Charts and diagrams as code
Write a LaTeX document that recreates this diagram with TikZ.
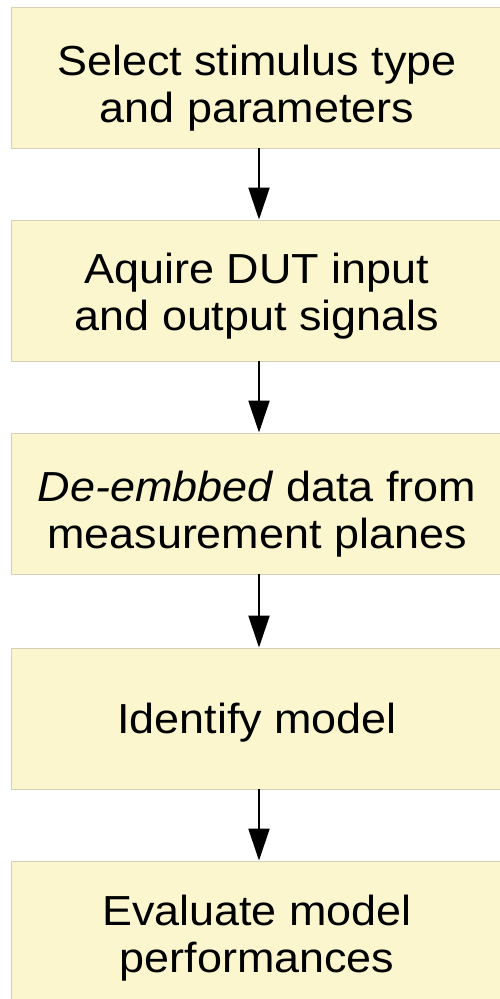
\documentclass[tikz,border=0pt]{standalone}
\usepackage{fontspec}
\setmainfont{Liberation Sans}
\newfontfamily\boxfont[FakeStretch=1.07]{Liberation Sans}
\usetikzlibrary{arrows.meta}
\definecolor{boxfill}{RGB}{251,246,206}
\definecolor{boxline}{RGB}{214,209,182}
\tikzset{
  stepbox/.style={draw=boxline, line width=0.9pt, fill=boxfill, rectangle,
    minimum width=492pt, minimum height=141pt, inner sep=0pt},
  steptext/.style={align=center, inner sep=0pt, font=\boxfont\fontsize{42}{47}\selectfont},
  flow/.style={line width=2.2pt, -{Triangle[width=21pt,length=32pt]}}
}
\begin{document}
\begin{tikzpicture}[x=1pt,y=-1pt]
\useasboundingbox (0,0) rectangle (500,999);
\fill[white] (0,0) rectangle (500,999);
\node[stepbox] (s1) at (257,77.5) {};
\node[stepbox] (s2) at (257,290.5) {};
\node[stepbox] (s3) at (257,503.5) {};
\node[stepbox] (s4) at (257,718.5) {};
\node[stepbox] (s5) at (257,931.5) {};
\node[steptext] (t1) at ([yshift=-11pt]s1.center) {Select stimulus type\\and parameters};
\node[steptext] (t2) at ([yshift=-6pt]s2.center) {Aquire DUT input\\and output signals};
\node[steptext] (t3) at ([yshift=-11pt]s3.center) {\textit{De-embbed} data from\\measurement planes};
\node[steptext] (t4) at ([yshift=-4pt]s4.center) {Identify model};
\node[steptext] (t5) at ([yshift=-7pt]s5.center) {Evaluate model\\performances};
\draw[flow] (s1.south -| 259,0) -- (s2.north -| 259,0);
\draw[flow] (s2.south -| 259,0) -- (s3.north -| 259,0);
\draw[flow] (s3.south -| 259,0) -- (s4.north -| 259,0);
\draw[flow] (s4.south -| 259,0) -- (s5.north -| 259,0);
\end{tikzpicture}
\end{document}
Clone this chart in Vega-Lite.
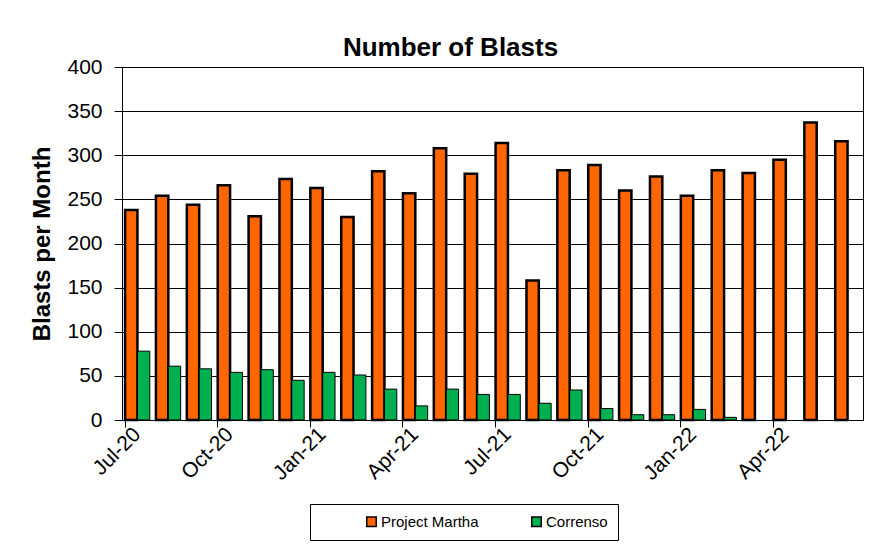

■ **Problem to solve**: Using the material above, retype each entry exactly and omit the pictures.

■ **Solution to this task**:
Write a LaTeX document that recreates this diagram with TikZ.
\documentclass[tikz,border=0pt]{standalone}
\usepackage{fontspec}
\setmainfont{Liberation Sans}
\newfontfamily\boxfont[FakeStretch=1.07]{Liberation Sans}
\usetikzlibrary{arrows.meta}
\definecolor{boxfill}{RGB}{251,246,206}
\definecolor{boxline}{RGB}{214,209,182}
\tikzset{
  stepbox/.style={draw=boxline, line width=0.9pt, fill=boxfill, rectangle,
    minimum width=492pt, minimum height=141pt, inner sep=0pt},
  steptext/.style={align=center, inner sep=0pt, font=\boxfont\fontsize{42}{47}\selectfont},
  flow/.style={line width=2.2pt, -{Triangle[width=21pt,length=32pt]}}
}
\begin{document}
\begin{tikzpicture}[x=1pt,y=-1pt]
\useasboundingbox (0,0) rectangle (500,999);
\fill[white] (0,0) rectangle (500,999);
\node[stepbox] (s1) at (257,77.5) {};
\node[stepbox] (s2) at (257,290.5) {};
\node[stepbox] (s3) at (257,503.5) {};
\node[stepbox] (s4) at (257,718.5) {};
\node[stepbox] (s5) at (257,931.5) {};
\node[steptext] (t1) at ([yshift=-11pt]s1.center) {Select stimulus type\\and parameters};
\node[steptext] (t2) at ([yshift=-6pt]s2.center) {Aquire DUT input\\and output signals};
\node[steptext] (t3) at ([yshift=-11pt]s3.center) {\textit{De-embbed} data from\\measurement planes};
\node[steptext] (t4) at ([yshift=-4pt]s4.center) {Identify model};
\node[steptext] (t5) at ([yshift=-7pt]s5.center) {Evaluate model\\performances};
\draw[flow] (s1.south -| 259,0) -- (s2.north -| 259,0);
\draw[flow] (s2.south -| 259,0) -- (s3.north -| 259,0);
\draw[flow] (s3.south -| 259,0) -- (s4.north -| 259,0);
\draw[flow] (s4.south -| 259,0) -- (s5.north -| 259,0);
\end{tikzpicture}
\end{document}
Clone this chart in Vega-Lite.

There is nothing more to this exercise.